Dalam observasinya, Blondel menyimpulkan bahwa penggunaan gaya metafora Nietzsche sebenarnya menunjukkan sebuah kebutuhan filosofis dan bukan sekadar karya sastra biasa. Dengan mengembalikan arti koherensi dari metafora sebagai gerakan pengalihan atau transposisi dari satu hal ke hal lain dan dengan menganalisis beberapa contoh tulisan Nietzsche, Blondel menunjukkan bahwa sebenarnya Nietzsche menggunakan metafora untuk menunjuk adanya pemisahan antara tubuh dan pikiran, yakni semacam gerakan pengalihan dari sesuatu yang ditekan (represi) ke sebuah budaya. Budaya yang dimaksudkan di sini adalah bentuk kehidupan yang dibangun oleh manusia bagi dirinya sendiri. Dalam budaya, terkandung nilai-nilai yang membuat manusia memiliki identitas diri, kemudian mereproduksi dan juga memegang teguh identitas tersebut dari waktu ke waktu (Douglas Burnham, 2015:87). Dalam hal ini, budaya dapat berbentuk ajaran-ajaran, ketetapan, hukum maupun aturan yang mengandung nilai moral, bahwa dengan hidup sesuai dengan budaya adalah baik sedangkan yang tidak sesuai adalah jahat.
Nietzsche sangat mempersoalkan masalah budaya karena selama ini budaya telah dianggap sebagai sebuah kebenaran tetap (fixed). Dalam genealogi moral, Nietzsche mengatakan bahwa kebenaran yang difiksasi sebenarnya dipengaruhi oleh suatu kebutuhan subyek untuk percaya. Sebagai contoh, dalam moralitas agama, manusia menetapkan agama sebagai satu-satunya dan di luar itu tidak ada kebenaran. Di balik pembekuan (reifikasi) agama sebagai kebenaran itu, sebenarnya ada kebutuhan manusia sebagai subyek yang gundah akan asal-usul dan tujuan hidupnya. Kegundahan ini direpresi dan dialihkan ke arah pembekuan agama sebagai kebenaran tetap.  Pembekuan tersebut memberikan ketenangan dan harapan-harapan bagi manusia sehingga segala kegundahan teratasi.

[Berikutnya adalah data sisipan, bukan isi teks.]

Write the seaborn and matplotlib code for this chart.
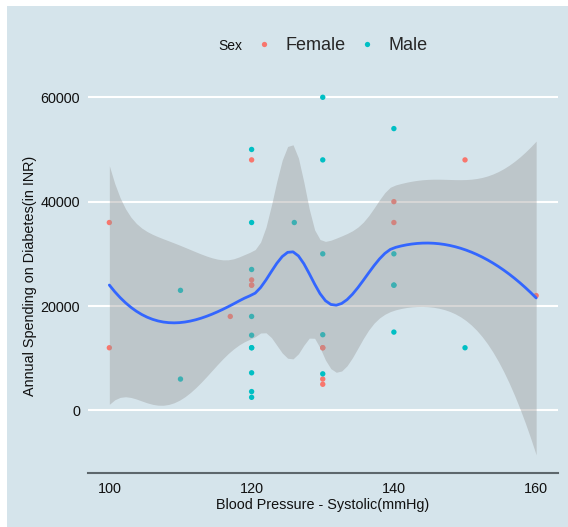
import numpy as np
import pandas as pd
import matplotlib
matplotlib.use("Agg")
import matplotlib.pyplot as plt
from matplotlib.patches import Rectangle
from matplotlib.lines import Line2D
from matplotlib.ticker import FuncFormatter
import seaborn as sns

# ---- data (one entry per respondent; some respondents share identical values) ----
female_bp = [100, 100, 117, 120, 120, 120, 120, 130, 130, 130, 130,
             140, 140, 150, 160]
female_spend = [36000, 12000, 18000, 48000, 25000, 24000, 24000, 12000, 12000,
                6000, 5000, 40000, 36000, 48000, 22000]
male_bp = [110, 110, 120, 120, 120, 120, 120, 120, 120, 120, 120, 120, 126,
           130, 130, 130, 130, 130, 140, 140, 140, 140, 140, 150]
male_spend = [23000, 6000, 50000, 36000, 27000, 18000, 14400, 12000, 12000,
              7200, 3600, 2500, 36000, 60000, 48000, 30000, 14500, 7000,
              54000, 30000, 24000, 24000, 15000, 12000]

sex_levels = ["Female", "Male"]
sex_colors = ["#F8766D", "#00BFC4"]
x_ticks = [100, 120, 140, 160]
y_ticks = [0, 20000, 40000, 60000]

# loess settings (span, kd-tree cell, confidence level, evaluation points)
SPAN = 0.75
CELL = 0.2
LEVEL = 0.95
N_GRID = 80


# ---- loess (degree 2, kd-tree vertices + cubic Hermite interpolation) --
def kd_vertices(x, fc):
    xs = np.sort(np.asarray(x, float))
    n = xs.size
    lo, hi = xs[0], xs[-1]
    mu = 0.005 * max(hi - lo, 1e-10 * max(abs(lo), abs(hi)) + 1e-30)
    verts = {lo - mu, hi + mu}
    stack = [(0, n - 1, lo - mu, hi + mu)]
    while stack:
        l, u, a, b = stack.pop()
        if u - l + 1 <= fc:
            continue
        m = (l + u) // 2
        off = 0
        while l <= m + off < u:
            if xs[m + off] != xs[m + off + 1]:
                m = m + off
                break
            off = -off
            if off >= 0:
                off += 1
        xi = xs[m]
        if xi == a or xi == b:
            continue
        verts.add(xi)
        stack.append((l, m, a, xi))
        stack.append((m + 1, u, xi, b))
    return np.array(sorted(verts))


def local_operator(x, q0, nq):
    dist = np.abs(x - q0)
    rho = np.sort(dist)[nq - 1]
    w = np.sqrt(np.clip(1 - (dist / rho) ** 3, 0, None) ** 3)
    X = np.column_stack([np.ones_like(x), x - q0, (x - q0) ** 2])
    B = w[:, None] * X
    colnor = np.sqrt((B ** 2).sum(axis=0))
    colnor[colnor == 0] = 1.0
    Bs = B / colnor
    U, sig, Vt = np.linalg.svd(Bs, full_matrices=False)
    keep = sig > sig[0] * 100 * np.finfo(float).eps
    P = (Vt[keep].T / sig[keep]) @ U[:, keep].T
    coef = (P * w[None, :]) / colnor[:, None]
    return coef[0], coef[1]


def interp_operator(z, verts, val_rows, slope_rows):
    z = np.atleast_1d(np.asarray(z, float))
    idx = np.clip(np.searchsorted(verts, z, side="right") - 1, 0, len(verts) - 2)
    x0, x1 = verts[idx], verts[idx + 1]
    h = x1 - x0
    t = (z - x0) / h
    phi0 = (1 - t) ** 2 * (1 + 2 * t)
    phi1 = t ** 2 * (3 - 2 * t)
    psi0 = t * (1 - t) ** 2
    psi1 = -t ** 2 * (1 - t)
    return (phi0[:, None] * val_rows[idx] + phi1[:, None] * val_rows[idx + 1]
            + h[:, None] * (psi0[:, None] * slope_rows[idx]
                            + psi1[:, None] * slope_rows[idx + 1]))


def t_quantile(p, df):
    try:
        from scipy import stats
        return float(stats.t.ppf(p, df))
    except Exception:
        from math import lgamma, pi, exp, sqrt
        c = exp(lgamma((df + 1) / 2) - lgamma(df / 2)) / sqrt(df * pi)
        t = np.linspace(0, 80, 800001)
        pdf = c * (1 + t ** 2 / df) ** (-(df + 1) / 2)
        cdf = 0.5 + np.concatenate([[0], np.cumsum((pdf[1:] + pdf[:-1]) / 2 * np.diff(t))])
        return float(np.interp(p, cdf, t))


bp = np.array(female_bp + male_bp, float)
spend = np.array(female_spend + male_spend, float)
sex = [sex_levels[0]] * len(female_bp) + [sex_levels[1]] * len(male_bp)
n = bp.size
nq = int(np.floor(n * SPAN + 1e-5))
fc = int(np.floor(n * SPAN * CELL))

verts = kd_vertices(bp, fc)
ops = [local_operator(bp, v, nq) for v in verts]
V = np.array([o[0] for o in ops])
S = np.array([o[1] for o in ops])

L_data = interp_operator(bp, verts, V, S)
resid = spend - L_data @ spend
M = np.eye(n) - L_data
R = M.T @ M
delta1 = np.trace(R)
delta2 = np.trace(R @ R)
s_res = np.sqrt((resid ** 2).sum() / delta1)

grid = np.linspace(bp.min(), bp.max(), N_GRID)
L_grid = interp_operator(grid, verts, V, S)
fit = L_grid @ spend
se = s_res * np.sqrt((L_grid ** 2).sum(axis=1))
tq = t_quantile(0.5 + LEVEL / 2, delta1 ** 2 / delta2)
lower = fit - tq * se
upper = fit + tq * se

df = pd.DataFrame({"bp": bp, "spend": spend, "Sex": sex})

# ---- figure -----------------------------------------------------------
W, H = 568, 527
BG = "#d5e4eb"
sns.set_style("white")
plt.rcParams["font.family"] = ["Liberation Sans", "DejaVu Sans"]

fig = plt.figure(figsize=(W / 100, H / 100), dpi=100, facecolor="white")
fig.patches.append(Rectangle((7 / W, 0), 1 - 7 / W, 1 - 6 / H,
                             transform=fig.transFigure, facecolor=BG,
                             edgecolor="none", zorder=-10))

ax_l, ax_r, ax_t, ax_b = 88, 557.5, 79.4, 472.7
ax = fig.add_axes([ax_l / W, (H - ax_b) / H, (ax_r - ax_l) / W, (ax_b - ax_t) / H])
ax.set_facecolor(BG)

palette = dict(zip(sex_levels, sex_colors))
sns.scatterplot(data=df, x="bp", y="spend", hue="Sex", palette=palette,
                s=15, linewidth=0, legend=False, ax=ax, zorder=2)
ax.fill_between(grid, lower, upper, color="#999999", alpha=0.4,
                linewidth=0, zorder=3)
sns.lineplot(x=grid, y=fit, color="#3366FF", linewidth=2.0, ax=ax, zorder=4)

xr = bp.max() - bp.min()
ax.set_xlim(bp.min() - 0.05 * xr, bp.max() + 0.05 * xr)
ylo = min(spend.min(), lower.min())
yhi = max(spend.max(), upper.max())
yr = yhi - ylo
ax.set_ylim(ylo - 0.05 * yr, yhi + 0.05 * yr)

ax.set_xticks(x_ticks)
ax.set_yticks(y_ticks)
ax.yaxis.set_major_formatter(FuncFormatter(lambda v, p: f"{v:.0f}"))
ax.set_axisbelow(True)
ax.yaxis.grid(True, color="white", linewidth=1.5)
ax.xaxis.grid(False)
for side in ("top", "left", "right"):
    ax.spines[side].set_visible(False)
ax.spines["bottom"].set_color("#5d676c")
ax.spines["bottom"].set_linewidth(1.5)

ax.tick_params(axis="x", direction="in", length=4.3, width=0.8, color="#333333",
               pad=6.4, labelsize=10.4, labelcolor="#111111")
ax.tick_params(axis="y", length=0, pad=5.8, labelsize=10.4, labelcolor="#111111")

ax.set_xlabel("Blood Pressure - Systolic(mmHg)", fontsize=10.4, color="#111111")
ax.xaxis.set_label_coords(0.5, (H - 497.5 - (H - ax_b)) / (ax_b - ax_t))
ax.set_ylabel("Annual Spending on Diabetes(in INR)", fontsize=10.4, color="#111111")
ax.yaxis.label.set_va("center")
ax.yaxis.set_label_coords((30.5 - ax_l) / (ax_r - ax_l), 0.5)

# legend across the top
handles = [Line2D([], [], linestyle="none", marker="o", markersize=3.8,
                  markerfacecolor=c, markeredgewidth=0) for c in sex_colors]
fig.legend(handles, sex_levels, loc="center left",
           bbox_to_anchor=(255.3 / W, 1 - 45.5 / H), ncol=2, frameon=False,
           fontsize=13, handlelength=1.0, handletextpad=0.7,
           columnspacing=0.65, borderpad=0, borderaxespad=0)
fig.text(218.3 / W, 1 - 45.5 / H, "Sex", fontsize=10, va="center", ha="left",
         color="#111111")

fig.savefig("out.png", dpi=100, facecolor="white")
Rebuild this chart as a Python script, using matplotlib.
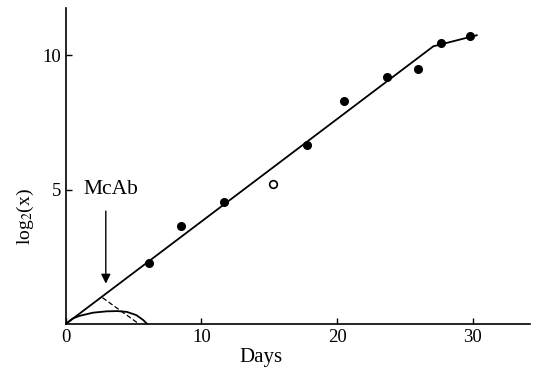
import matplotlib.pyplot as plt

plt.rcParams['font.family'] = ['Liberation Serif', 'DejaVu Serif']
plt.rcParams['mathtext.fontset'] = 'stix'

# measured points (days, log2 x)
days = [6.1, 8.5, 11.7, 17.8, 20.5, 23.7, 26.0, 27.7, 29.8]
log2x = [2.27, 3.64, 4.54, 6.65, 8.29, 9.18, 9.5, 10.45, 10.7]
open_days = [15.3]
open_log2x = [5.2]

# fitted line with knee
fit_days = [0, 27.1, 30.3]
fit_log2x = [0, 10.33, 10.74]

# dashed decay branch
dash_days = [2.7, 5.4]
dash_log2x = [0.98, 0.0]

# hump curve near origin
hump_days = [0, 0.5, 1.0, 2.0, 3.0, 3.8, 4.5, 5.2, 5.7, 6.0]
hump_log2x = [0, 0.2, 0.3, 0.42, 0.47, 0.48, 0.45, 0.33, 0.15, 0.0]

fig = plt.figure(figsize=(5.35, 3.69), dpi=100)
ax = fig.add_axes([0.123, 0.122, 0.867, 0.856])

ax.plot(fit_days, fit_log2x, color='black', lw=1.3)
ax.plot(dash_days, dash_log2x, color='black', lw=0.9, ls=(0, (4, 2)))
ax.plot(hump_days, hump_log2x, color='black', lw=1.3)
ax.plot(days, log2x, 'o', color='black', ms=5.5)
ax.plot(open_days, open_log2x, 'o', mfc='white', mec='black', mew=1.2, ms=5.5)

# McAb arrow
ax.annotate('', xy=(2.95, 1.5), xytext=(2.95, 4.2),
            arrowprops=dict(arrowstyle='-|>', color='black', lw=1.0,
                            mutation_scale=14, shrinkA=0, shrinkB=0))
ax.text(3.3, 5.0, 'McAb', fontsize=15.5, ha='center', va='center')

ax.set_xlim(0, 34.2)
ax.set_ylim(0, 11.75)
ax.set_xticks([0, 10, 20, 30])
ax.set_yticks([5, 10])
ax.tick_params(direction='in', length=4, labelsize=13.5, width=1)
ax.spines['top'].set_visible(False)
ax.spines['right'].set_visible(False)
ax.spines['left'].set_linewidth(1.2)
ax.spines['bottom'].set_linewidth(1.2)

ax.set_xlabel('Days', fontsize=15, labelpad=0)
ax.xaxis.set_label_coords(0.42, -0.075)
ax.set_ylabel('log$_2$(x)', fontsize=14)
ax.yaxis.set_label_coords(-0.065, 0.34)

fig.savefig('out.png', dpi=100)
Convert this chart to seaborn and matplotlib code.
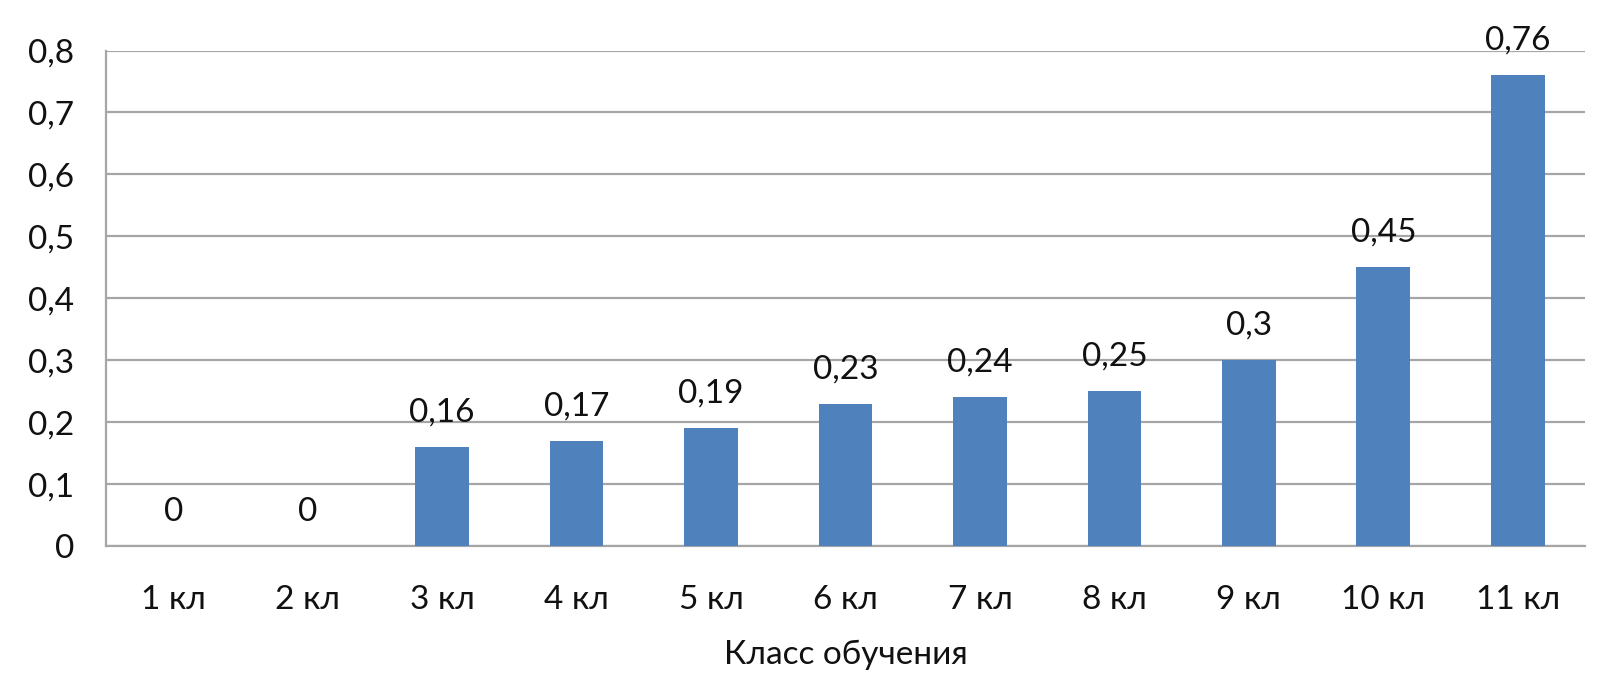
import matplotlib
matplotlib.use("Agg")
import matplotlib.pyplot as plt
import seaborn as sns
import pandas as pd
import numpy as np

categories = ["1 кл", "2 кл", "3 кл", "4 кл", "5 кл", "6 кл", "7 кл", "8 кл", "9 кл", "10 кл", "11 кл"]
values = [0, 0, 0.16, 0.17, 0.19, 0.23, 0.24, 0.25, 0.3, 0.45, 0.76]
y_ticks = [0, 0.1, 0.2, 0.3, 0.4, 0.5, 0.6, 0.7, 0.8]
x_title = "Класс обучения"

sns.set_style("white")
plt.rcParams['font.family'] = ['Lato', 'DejaVu Sans']

def fmt(v):
    return f"{v:g}".replace('.', ',')

df = pd.DataFrame({"cls": categories, "val": values})

fig = plt.figure(figsize=(16.16, 6.76), dpi=100)
ax = fig.add_axes([106/1616, 1 - 546/676, (1585-106)/1616, (546-50.5)/676])

grid_c = "#A6A6A6"
txt_c = "#111111"
sns.barplot(data=df, x="cls", y="val", color="#4F81BD", saturation=1, width=0.4,
            linewidth=0, ax=ax, zorder=3)

ax.set_ylim(0, 0.8)
ax.set_xlim(-0.5, len(categories) - 0.5)
ax.set_yticks(y_ticks)
ax.set_yticklabels([fmt(t) for t in y_ticks])
ax.yaxis.grid(True, color=grid_c, linewidth=1.6, zorder=0)
ax.set_axisbelow(True)

for s in ["top", "right"]:
    ax.spines[s].set_visible(False)
for s in ["left", "bottom"]:
    ax.spines[s].set_color(grid_c)
    ax.spines[s].set_linewidth(1.6)

ax.tick_params(axis="y", length=8, width=1.6, color=grid_c, pad=15, labelsize=24, labelcolor=txt_c)
ax.tick_params(axis="x", which="major", length=0, pad=28, labelsize=24, labelcolor=txt_c)
ax.set_xticks(np.arange(-0.5, len(categories), 1.0), minor=True)
ax.tick_params(axis="x", which="minor", length=8, width=1.6, color=grid_c)

for i, v in enumerate(values):
    ax.annotate(fmt(v), (i, v), xytext=(0, 14), textcoords="offset points",
                ha="center", va="bottom", fontsize=24, color=txt_c)

ax.set_xlabel(x_title, fontsize=24, color=txt_c, labelpad=18)
ax.set_ylabel("")

fig.savefig("out.png", dpi=100)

Menurut Nietzsche, budaya dibentuk oleh pemisahan antara insting (tubuh) dan ekspresi (pikiran). Sebagai makhluk budaya (cultural being), manusia lahir dalam sebuah penyakit akibat pemutusan asali (primal). Sayangnya penyakit ini telah menentukan kondisi terstruktur bagi penalaran (reason) manusia selanjutnya yang berlangsung terus-menerus dari waktu ke waktu. Blondel mengikuti gambaran yang digunakan Nietzsche mengenai penyakit ini, dan ia menemukan bahwa ada sebuah “rasa bersalah” (mauvaise conscience/culpabilité) dalam diri manusia yang digambarkan sebagai represi asali. “Rasa bersalah” ini secara terus-menerus berlangsung dalam diri manusia, sehingga menjadikannya makhluk budaya yang sakit.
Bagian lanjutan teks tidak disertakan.